Recuerdo siendo niña mis paseos en bicicleta y andar en patines. Cuando jugar “al bote pateado”, a “las traes” o “quemados”, era algo de todos los días. Recuerdo a los niños intercambiando canicas “dos agüitas por una marta”, decían. Recuerdo el día de Reyes, cuando salíamos a compartir con los vecinos los juguetes que habíamos recibido esa mañana y coleccionar los álbumes de estampitas. Recuerdo las maestras regañonas que te hacían repetir mil veces las tablas de multiplicar. Recuerdo las ricas tortas de la cooperativa a la hora del recreo. Los chismografos, los amigos y las primeras fiestas.
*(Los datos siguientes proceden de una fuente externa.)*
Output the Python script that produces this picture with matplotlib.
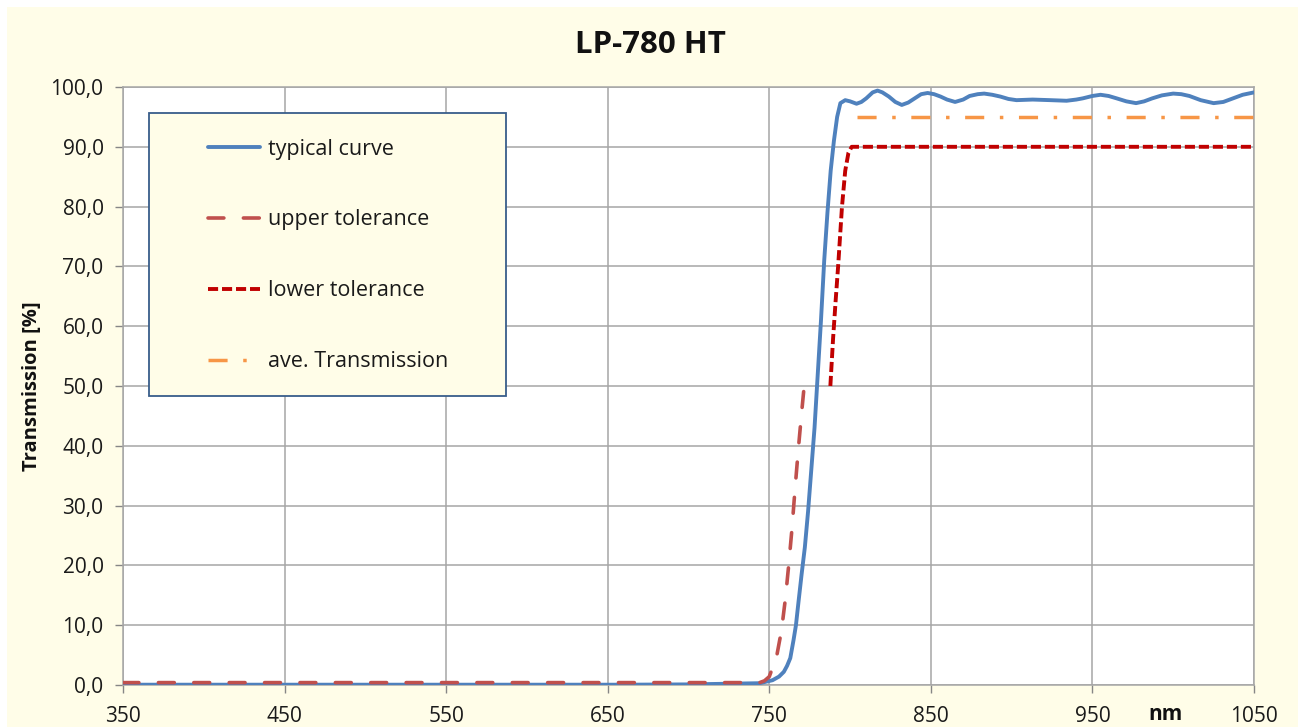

Pense que ese seria el mundo de mis hijos y de mis nietos, pero hoy veo un mundo diferente. Un mundo donde los niños, no son “tan niños”. Donde para salir a jugar deben estar bajo la constante supervisión de sus padres; donde su mayor diversión se encuentra en los dispositivos electrónicos, donde todo lo que necesitan saber esta al alcance de un click, donde su área de recreo es entre otras circunstancias y ahora sumado al Covid-19, un cuarto de cuatro paredes.
Sin embargo esos son los niños “afortunados”, que decir de aquellos que son invisibles, que no hablan y que sufren día a día ignominiosas vejaciones. Niños que son obligados a huir de sus casas para no pertenecer a alguna banda o pandilla, que son violentados física y emocionalmente por sus padres o familiares, niños que son vendidos, traficados, niños que viven en la calle.
Hoy en San Antonio Texas se busca dar asilo a 14,287 niños inmigrantes que llegaron a los Estados Unidos sin ningún familiar que los acompañe. Por mi cabeza ronda sin cesar el tratar de comprender el grado de desesperación de estos niños, jóvenes y padres, que prefieren arriesgar la vida de sus hijos en esta travesía bajo el cuidado de un “coyote”, con la esperanza de ofrecerles una mejor vida. Casos de jóvenes hondureños, nicaragüenses, guatemaltecos, mexicanos que aseguran que de no hacerlo, de cualquier forma morirían. Niños que llevan escrito en la suela de su zapato, el nombre de un familiar que necesitan localizar en algún lugar en los Estados Unidos. Niños que quizás nunca habían salido de sus pequeños poblados, que quizás se subieron a “La Bestia”, que probablemente caminaron kilómetros, que morían de frio o de calor, que lloraban en silencio por dejar a su madre, a sus hermanos, a sus amigos.
Hoy hay niños que deben elegir entre dejar sus pueblos o cargar una pistola; niños que deben dejar de jugar para ayudar a mantener a sus familias; niños que prefieren la calle, a un techo lleno de golpes y violencia; niños que fueron olvidados, abandonados o maltratados.
Nosotros somos los responsables de reconstruir lo que a muchos de nosotros nos fue dado, una infancia con derechos. Los mínimos, los esenciales, que son amor, cuidados, seguridad, techo, vestido y educación. Nosotros somos los que debemos proveerles todo eso.
Invito a que celebremos este mes haciendo consciencia de lo que estamos dando y enseñando a nuestros hijos, porque seguramente será lo que cosecharemos el día de mañana.
Dejemos a los niños ser niños, hagamos por los nuestros y por los de los demás, algo que enriquezca su infancia. Demos y ayudemos a aquellos que más lo necesitan. Son muchos los institutos y organizaciones que lo requieren; quizás en su comunidad, en otra ciudad o en otro país; pero demos. Demos tiempo de calidad, ayuda y apoyo a esos niños que deberíamos celebrarlos no solo este próximo 30 de abril, sino cada día; por el simple hecho de ser niños. Que sea esto un mensaje para todos los niños qué fuimos y todos los que aún lo somos.